Starching - an Experiment!



Freshly starched, crisply rustling clothes...

I starch. I've been exploring various ways to starch my period clothing. Currently I starch petticoats and cotton dresses. The dresses receive a lighter coating of starch than the undergarments.

I started out, as many do, with spray starch. Niagra Light - then moved up to heavy. I was unsatisfied. Spraying too heavily led to scorching and sticking on the iron soleplate. Never did I obtain the quality I was searching for - the crispness I had read about.

Why starch? First and foremost, to my way of thinking, is because "they" did. Without starch, my petticoats were limp, even though they were ironed. Of course it is easier just to wash and dry your underpinnings, but it wasn't giving me a sense of recreating the proper look.

Starch adds body, which should be self-evident. When you think about the bell shape of a woman's skirts, the importance of loft and body becomes clear. Since I wear a smaller hoop (period appropriate to my height), I needed a way to recreate the skirt volume that was lacking. Some women use very large hoops to create the skirt profile, I needed a way to do it with my cage (which is not all that small at 110" circumference.)

In addition, starch helps protect the garments from dirt by creating a layer that sheds the dry dirt (NOT MUD! Mud is wet and moisture is the enemy of starch)

So I moved on to other formulas. I tried liquid starch but found it to be more costly than dry starch. Fortunately, the grocery stores near me do carry dry Argo starch.

For the last couple of years I have starched and hung my garments on the line to dry. When I bring them in, I spritz them with water to recreate the dampness needed to properly iron. Starch does need to be damp when ironed in order to created the desired texture. The results -Not bad. I used this technique for a couple of years.

There was a time issue involved, though. A starched petticoat can take a day to dry, depending on atmospheric conditions.

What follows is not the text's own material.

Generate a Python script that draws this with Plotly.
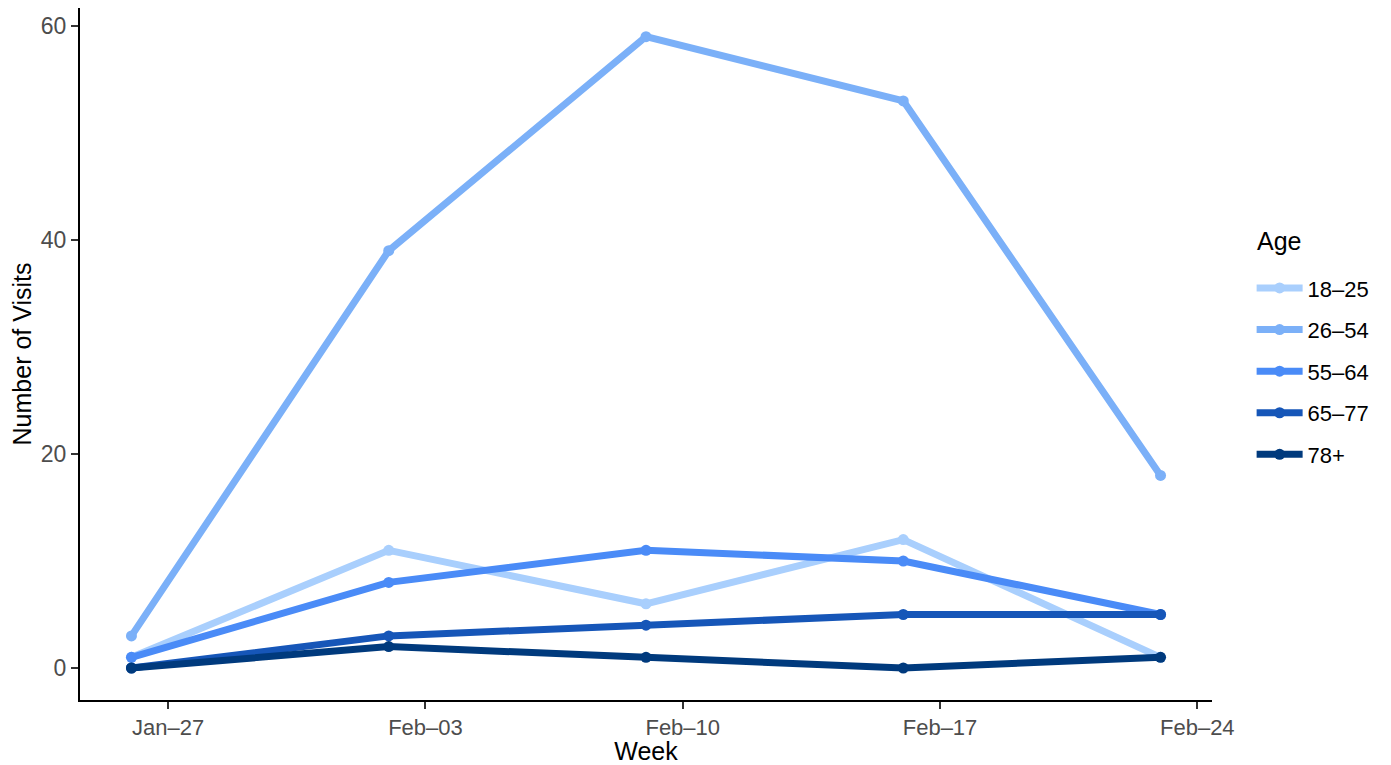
import plotly.graph_objects as go

weeks = ["2020-01-26", "2020-02-02", "2020-02-09", "2020-02-16", "2020-02-23"]
ages = ["18–25", "26–54", "55–64", "65–77", "78+"]
visits = {
    "18–25": [1, 11, 6, 12, 1],
    "26–54": [3, 39, 59, 53, 18],
    "55–64": [1, 8, 11, 10, 5],
    "65–77": [0, 3, 4, 5, 5],
    "78+": [0, 2, 1, 0, 1],
}
colors = ["#A9CFFD", "#7BB0F8", "#4A8BF7", "#1656B8", "#003A7D"]
tick_vals = ["2020-01-27", "2020-02-03", "2020-02-10", "2020-02-17", "2020-02-24"]
tick_text = ["Jan–27", "Feb–03", "Feb–10", "Feb–17", "Feb–24"]

fig = go.Figure()
for i, a in enumerate(ages):
    fig.add_trace(go.Scatter(
        x=weeks, y=visits[a], name=a, mode="lines+markers",
        line=dict(color=colors[i], width=7),
        marker=dict(color=colors[i], size=11),
        legendgroup=a,
    ))

font = "Liberation Sans, Arial, sans-serif"
fig.update_layout(
    width=1383, height=757,
    margin=dict(l=72, r=179, t=0, b=65),
    plot_bgcolor="white", paper_bgcolor="white",
    font=dict(family=font, color="black"),
    showlegend=True,
    legend=dict(
        font=dict(size=22, color="black"),
        x=1.035, xanchor="left", y=0.6255, yanchor="top",
        tracegroupgap=10, itemwidth=46,
    ),
    annotations=[dict(
        text="Age", xref="paper", yref="paper", x=1.038, y=0.663,
        xanchor="left", yanchor="middle", showarrow=False,
        font=dict(size=25, color="black"),
    )],
    xaxis=dict(
        type="date", automargin=False,
        range=["2020-01-24 14:24", "2020-02-24 09:36"],
        tickvals=tick_vals, ticktext=tick_text,
        tickfont=dict(size=22, color="#4d4d4d"),
        ticks="outside", ticklen=7, tickcolor="#333333", tickwidth=1.5,
        showline=True, linecolor="black", linewidth=2,
        showgrid=False, zeroline=False,
        title=dict(text="Week", font=dict(size=25, color="black"), standoff=2),
    ),
    yaxis=dict(
        automargin=False,
        range=[-2.99, 61.68],
        tickvals=[0, 20, 40, 60],
        tickfont=dict(size=23, color="#4d4d4d"),
        ticks="outside", ticklen=7, tickcolor="#333333", tickwidth=1.5,
        showline=True, linecolor="black", linewidth=2,
        showgrid=False, zeroline=False,
        title=dict(text="Number of Visits", font=dict(size=25, color="black"), standoff=23),
    ),
)

fig.write_html("out.html")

I cannot hang starched garments anywhere in my house, so I would have to plan my laundry several days to a week out from the time they needed to be worn.

I kept reading about the "mystical time" of starching - the time when the garment was at a proper degree of dampness to be effectively starched. Since I will never remember to keep checking my garments on the line, I wondered what I might be missing. Several people talked about spinning their starched garments in their washer, but I have a front loader.

Would the lack of a top loader forever bar me from experiencing the peak of starchiness? In an experiment, I put my freshly starched petticoats in my front loader and set it to final spin and anxiously hovered nearby. Obviously any additional rinse water would remove my starch, so I was ready to rescue the petticoats if needed. To my amazement, it worked - no water, just damp starchy clothes.

I rushed them upstairs to press - eureka! A very different texture from my dry then dampened petticoats. These were glossy and crackly. I suppose I could achieve the same thing by dampening my line-dried petticoats FAR more than I had thought...but this was wonderful! No time constraints involved...no weather dependency!


In retrospect, I realize that I needed to dampen my line-dried starched clothes in order to recreate the same ease of ironing. Degree of dampness required is always an unknown. I no longer iron all of my clothes the way my mother did. She would line dry clothes, sprinkle them with a sprinkling bottle and then roll them up and place in a plastic zippered ironing bag to retain the dampness.